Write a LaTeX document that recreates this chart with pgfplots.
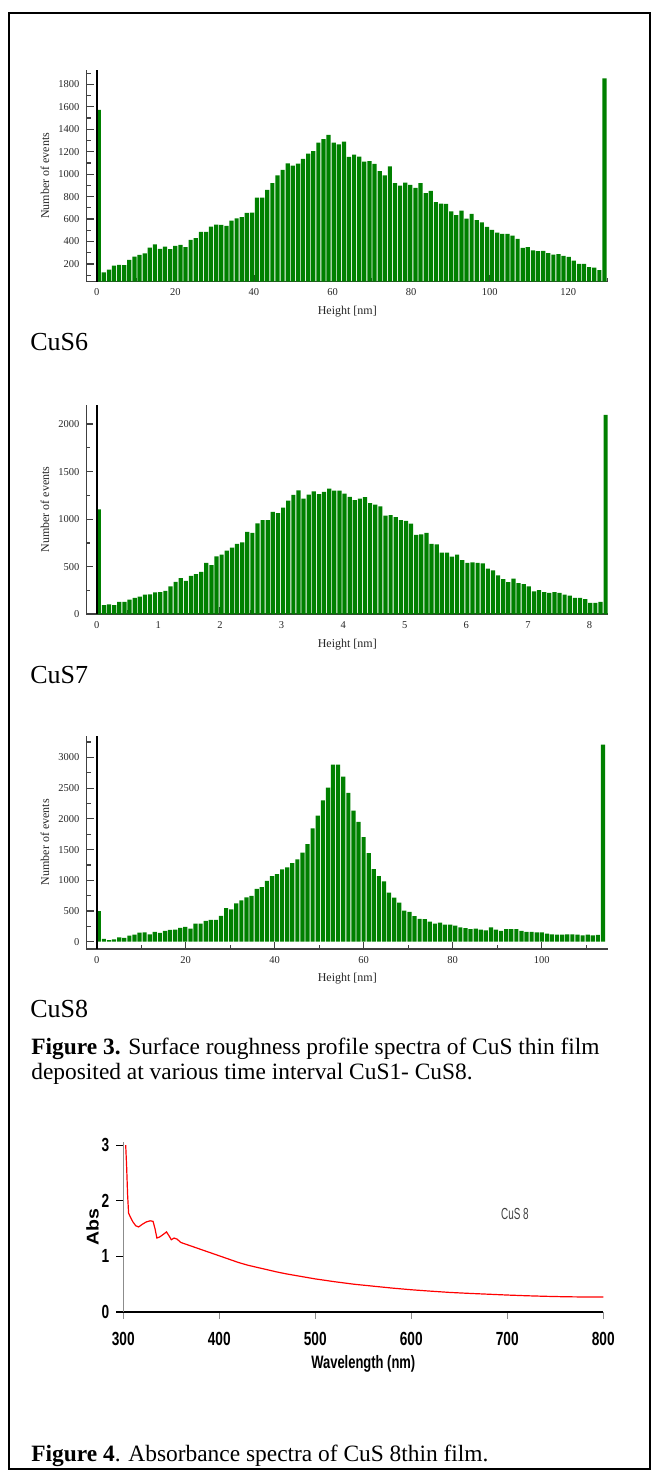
\documentclass[border=0pt]{standalone}
\usepackage{fontspec}
\setmainfont{Liberation Serif}
\newfontfamily\narrowsans[FakeStretch=0.72]{Liberation Sans}
\newfontfamily\widesans[FakeStretch=1.15]{Liberation Sans}
\newfontfamily\thinsans[FakeStretch=0.62]{Liberation Sans}
\usepackage{pgfplots}
\pgfplotsset{compat=1.18}

\definecolor{bargreen}{RGB}{0,128,0}

% 1 px of the reference = 0.5pt
\pgfplotsset{
  hist/.style={
    anchor=south west, scale only axis, width=260.75pt,
    axis x line*=bottom, axis y line*=left,
    axis line style={black!75, line width=0.8pt},
    tick align=inside, major tick length=3.5pt, minor tick length=2pt,
    tick style={black!75, line width=0.6pt},
    /pgf/number format/assume math mode=true,
    /pgf/number format/1000 sep={},
    tick label style={font=\fontsize{5.25}{6}\selectfont, black!85},
    label style={font=\fontsize{6}{7}\selectfont, black!85},
    xlabel={Height [nm]}, ylabel={Number of events},
    xlabel style={at={(axis description cs:0.5,0)}, anchor=center, yshift=-15pt},
    ylabel style={at={(axis description cs:-0.0797,0.5)}, anchor=center},
    clip=true,
  },
  bars/.style={ybar, fill=bargreen, draw=none},
}

\begin{document}
\begin{tikzpicture}
\useasboundingbox (0,0) rectangle (325.5pt,735pt);
\draw[line width=1pt] (4.65pt,0.5pt) rectangle (324.9pt,728.35pt);

% ---- CuS6
\begin{axis}[hist, at={(43.25pt,594.15pt)}, height=105.85pt,
  xmin=-2.6, xmax=130.1, ymin=42, ymax=1928,
  xtick={0,20,...,120}, minor xtick={10,30,...,130},
  ytick={200,400,...,1800}, minor ytick={100,300,...,1900}]
\addplot[bars, bar width=1.07] coordinates {
(0.5,1572) (1.8,125) (3.1,150) (4.4,185) (5.7,192) (7.0,190) (8.3,236) (9.6,266) (10.9,280) (12.2,295)
(13.5,346) (14.8,375) (16.1,334) (17.4,355) (18.7,331) (20.0,361) (21.3,370) (22.6,349) (23.9,414) (25.2,429)
(26.5,486) (27.8,486) (29.1,533) (30.4,551) (31.7,548) (33.0,539) (34.3,587) (35.6,607) (36.9,616) (38.2,655)
(39.5,658) (40.8,791) (42.1,791) (43.4,859) (44.7,919) (46.0,990) (47.3,1037) (48.6,1097) (49.9,1076) (51.2,1094)
(52.5,1135) (53.8,1183) (55.1,1204) (56.4,1281) (57.7,1313) (59.0,1349) (60.3,1281) (61.6,1266) (62.9,1290) (64.2,1153)
(65.5,1174) (66.8,1156) (68.1,1112) (69.4,1115) (70.7,1091) (72.0,1028) (73.3,990) (74.6,1070) (75.9,919) (77.2,898)
(78.5,925) (79.8,904) (81.1,877) (82.4,919) (83.7,830) (85.0,850) (86.3,750) (87.6,738) (88.9,735) (90.2,669)
(91.5,634) (92.8,675) (94.1,604) (95.4,645) (96.7,590) (98.0,571) (99.3,530) (100.6,503) (101.9,479) (103.2,468)
(104.5,468) (105.8,453) (107.1,423) (108.4,343) (109.7,349) (111.0,322) (112.3,314) (113.6,317) (114.9,296) (116.2,284)
(117.5,287) (118.8,272) (120.1,263) (121.4,230) (122.7,200) (124.0,200) (125.3,171) (126.6,168) (127.9,144) (129.2,1853)
};
\draw[black, line width=1pt] (axis cs:0,42) -- (axis cs:0,1928);
\end{axis}
\node[anchor=base west, inner sep=0pt, font=\fontsize{13}{15}\selectfont] at (15pt,559.5pt) {CuS6};

% ---- CuS7
\begin{axis}[hist, at={(43.25pt,427.85pt)}, height=104.65pt,
  xmin=-0.166, xmax=8.3, ymin=0, ymax=2200,
  xtick={0,1,...,8}, minor xtick={0.5,1.5,...,7.5},
  ytick={0,500,...,2000}, minor ytick={250,750,...,2250}]
\addplot[bars, bar width=0.068] coordinates {
(0.034,1103) (0.117,97) (0.200,103) (0.283,97) (0.366,131) (0.450,131) (0.533,155) (0.616,172) (0.699,186) (0.782,207)
(0.865,210) (0.948,231) (1.031,234) (1.114,245) (1.197,293) (1.281,341) (1.364,379) (1.447,352) (1.530,403) (1.613,421)
(1.696,445) (1.779,541) (1.862,517) (1.945,610) (2.028,628) (2.112,669) (2.195,700) (2.278,741) (2.361,755) (2.444,865)
(2.527,855) (2.610,955) (2.693,990) (2.776,990) (2.859,1076) (2.943,1062) (3.026,1121) (3.109,1196) (3.192,1255) (3.275,1303)
(3.358,1217) (3.441,1259) (3.524,1293) (3.607,1262) (3.690,1286) (3.774,1321) (3.857,1300) (3.940,1300) (4.023,1269) (4.106,1234)
(4.189,1200) (4.272,1217) (4.355,1231) (4.438,1169) (4.521,1152) (4.605,1134) (4.688,1038) (4.771,1041) (4.854,1021) (4.937,990)
(5.020,983) (5.103,952) (5.186,834) (5.269,841) (5.352,855) (5.436,741) (5.519,734) (5.602,648) (5.685,648) (5.768,607)
(5.851,628) (5.934,569) (6.017,541) (6.100,545) (6.183,541) (6.267,534) (6.350,479) (6.433,462) (6.516,410) (6.599,369)
(6.682,338) (6.765,376) (6.848,328) (6.931,317) (7.014,293) (7.098,241) (7.181,255) (7.264,234) (7.347,224) (7.430,234)
(7.513,224) (7.596,207) (7.679,197) (7.762,172) (7.845,172) (7.929,159) (8.012,121) (8.095,121) (8.178,131) (8.261,2096)
};
\draw[black, line width=1pt] (axis cs:0,0) -- (axis cs:0,2200);
\end{axis}
\node[anchor=base west, inner sep=0pt, font=\fontsize{13}{15}\selectfont] at (15pt,393.35pt) {CuS7};

% ---- CuS8
\begin{axis}[hist, at={(43.25pt,260.5pt)}, height=106.7pt,
  xmin=-2.29, xmax=114.9, ymin=-119, ymax=3356,
  xtick={0,20,...,100}, minor xtick={10,30,...,110},
  ytick={0,500,...,3000}, minor ytick={250,750,...,3250}]
\addplot[bars, bar width=0.94] coordinates {
(0.47,498) (1.61,44) (2.76,27) (3.90,38) (5.05,71) (6.19,60) (7.34,99) (8.48,115) (9.63,148) (10.77,153)
(11.91,120) (13.06,159) (14.20,142) (15.35,175) (16.49,192) (17.64,197) (18.78,224) (19.92,241) (21.07,213) (22.21,296)
(23.36,296) (24.50,339) (25.65,356) (26.79,356) (27.94,422) (29.08,547) (30.22,525) (31.37,624) (32.51,673) (33.66,723)
(34.80,744) (35.95,859) (37.09,887) (38.24,991) (39.38,1067) (40.52,1100) (41.67,1177) (42.81,1210) (43.96,1281) (45.10,1341)
(46.25,1451) (47.39,1587) (48.53,1845) (49.68,2053) (50.82,2299) (51.97,2507) (53.11,2885) (54.26,2885) (55.40,2688) (56.55,2425)
(57.69,2135) (58.83,1949) (59.98,1702) (61.12,1440) (62.27,1182) (63.41,1067) (64.56,980) (65.70,799) (66.85,717) (67.99,635)
(69.13,504) (70.28,487) (71.42,416) (72.57,372) (73.71,367) (74.86,328) (76.00,296) (77.14,312) (78.29,279) (79.43,279)
(80.58,263) (81.72,235) (82.87,219) (84.01,203) (85.16,213) (86.30,197) (87.44,186) (88.59,235) (89.73,197) (90.88,175)
(92.02,203) (93.17,203) (94.31,203) (95.46,175) (96.60,159) (97.74,159) (98.89,153) (100.03,153) (101.18,131) (102.32,120)
(103.47,115) (104.61,115) (105.75,120) (106.90,120) (108.04,115) (109.19,104) (110.33,115) (111.48,104) (112.62,109) (113.77,3208)
};
\draw[black, line width=1pt] (axis cs:0,-119) -- (axis cs:0,3356);
\end{axis}
\node[anchor=base west, inner sep=0pt, font=\fontsize{13}{15}\selectfont] at (15pt,226pt) {CuS8};

\node[anchor=base west, inner sep=0pt, font=\fontsize{11.7}{14}\selectfont] at (15.5pt,207.5pt)
  {\textbf{Figure 3.} Surface roughness profile spectra of CuS thin film};
\node[anchor=base west, inner sep=0pt, font=\fontsize{11.7}{14}\selectfont] at (15.5pt,195pt)
  {deposited at various time interval CuS1- CuS8.};

% ---- Absorbance
\begin{axis}[at={(61.65pt,79pt)}, anchor=south west, scale only axis,
  width=240pt, height=84.8pt,
  xmin=300, xmax=800, ymin=0, ymax=3.05,
  axis x line*=bottom, axis y line*=left,
  x axis line style={black, line width=0.7pt},
  y axis line style={black!45, line width=0.6pt},
  tick align=outside, major tick length=3.5pt,
  xtick={300,400,...,800}, ytick={0,1,2,3},
  xtick style={black!45, line width=0.6pt}, ytick style={black, line width=0.6pt},
  /pgf/number format/assume math mode=true,
  tick label style={font=\narrowsans\bfseries\fontsize{9.5}{10}\selectfont},
  xticklabel style={yshift=-3pt},
  xlabel={Wavelength (nm)},
  xlabel style={font=\narrowsans\bfseries\fontsize{9}{10}\selectfont,
    at={(axis description cs:0.5,0)}, anchor=center, yshift=-26pt},
  ylabel={Abs},
  ylabel style={font=\widesans\bfseries\fontsize{8.5}{9}\selectfont,
    at={(axis description cs:-0.064,0.5)}, anchor=center},
  clip=false]
\addplot[red, line width=0.6pt] coordinates {
(302.5,3.0) (303.5,2.6) (304.5,2.1) (305.5,1.78) (307,1.72) (310,1.62) (313,1.55) (316,1.53)
(320,1.58) (324,1.62) (328,1.64) (331,1.63) (333,1.5) (335,1.33) (338,1.35) (342,1.40) (345,1.44)
(348,1.36) (350,1.30) (353,1.33) (356,1.31) (360,1.25) (370,1.19) (380,1.13) (390,1.07) (400,1.01)
(410,0.95) (420,0.89) (430,0.84) (440,0.80) (450,0.76) (460,0.72) (470,0.685) (480,0.655) (490,0.625)
(500,0.595) (520,0.545) (540,0.50) (560,0.465) (580,0.43) (600,0.40) (620,0.375) (640,0.352)
(660,0.335) (680,0.32) (700,0.305) (720,0.292) (740,0.282) (760,0.274) (780,0.27) (800,0.268)
};
\node[font=\thinsans\fontsize{8}{9}\selectfont, text=black!75] at (axis cs:708,1.76) {CuS 8};
\end{axis}

\node[anchor=base west, inner sep=0pt, font=\fontsize{11.7}{14}\selectfont] at (15.5pt,4.15pt)
  {\textbf{Figure 4}. Absorbance spectra of CuS 8thin film.};
\end{tikzpicture}
\end{document}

|---|

> [Given request] Skip the pictures and restate exactly the lines from the beginning of the listing to the line with "(4.65pt,0.5pt) rectangle (324.9pt,728.35pt);", that line included.

> [Task output]
Write a LaTeX document that recreates this chart with pgfplots.
\documentclass[border=0pt]{standalone}
\usepackage{fontspec}
\setmainfont{Liberation Serif}
\newfontfamily\narrowsans[FakeStretch=0.72]{Liberation Sans}
\newfontfamily\widesans[FakeStretch=1.15]{Liberation Sans}
\newfontfamily\thinsans[FakeStretch=0.62]{Liberation Sans}
\usepackage{pgfplots}
\pgfplotsset{compat=1.18}

\definecolor{bargreen}{RGB}{0,128,0}

% 1 px of the reference = 0.5pt
\pgfplotsset{
  hist/.style={
    anchor=south west, scale only axis, width=260.75pt,
    axis x line*=bottom, axis y line*=left,
    axis line style={black!75, line width=0.8pt},
    tick align=inside, major tick length=3.5pt, minor tick length=2pt,
    tick style={black!75, line width=0.6pt},
    /pgf/number format/assume math mode=true,
    /pgf/number format/1000 sep={},
    tick label style={font=\fontsize{5.25}{6}\selectfont, black!85},
    label style={font=\fontsize{6}{7}\selectfont, black!85},
    xlabel={Height [nm]}, ylabel={Number of events},
    xlabel style={at={(axis description cs:0.5,0)}, anchor=center, yshift=-15pt},
    ylabel style={at={(axis description cs:-0.0797,0.5)}, anchor=center},
    clip=true,
  },
  bars/.style={ybar, fill=bargreen, draw=none},
}

\begin{document}
\begin{tikzpicture}
\useasboundingbox (0,0) rectangle (325.5pt,735pt);
\draw[line width=1pt] (4.65pt,0.5pt) rectangle (324.9pt,728.35pt);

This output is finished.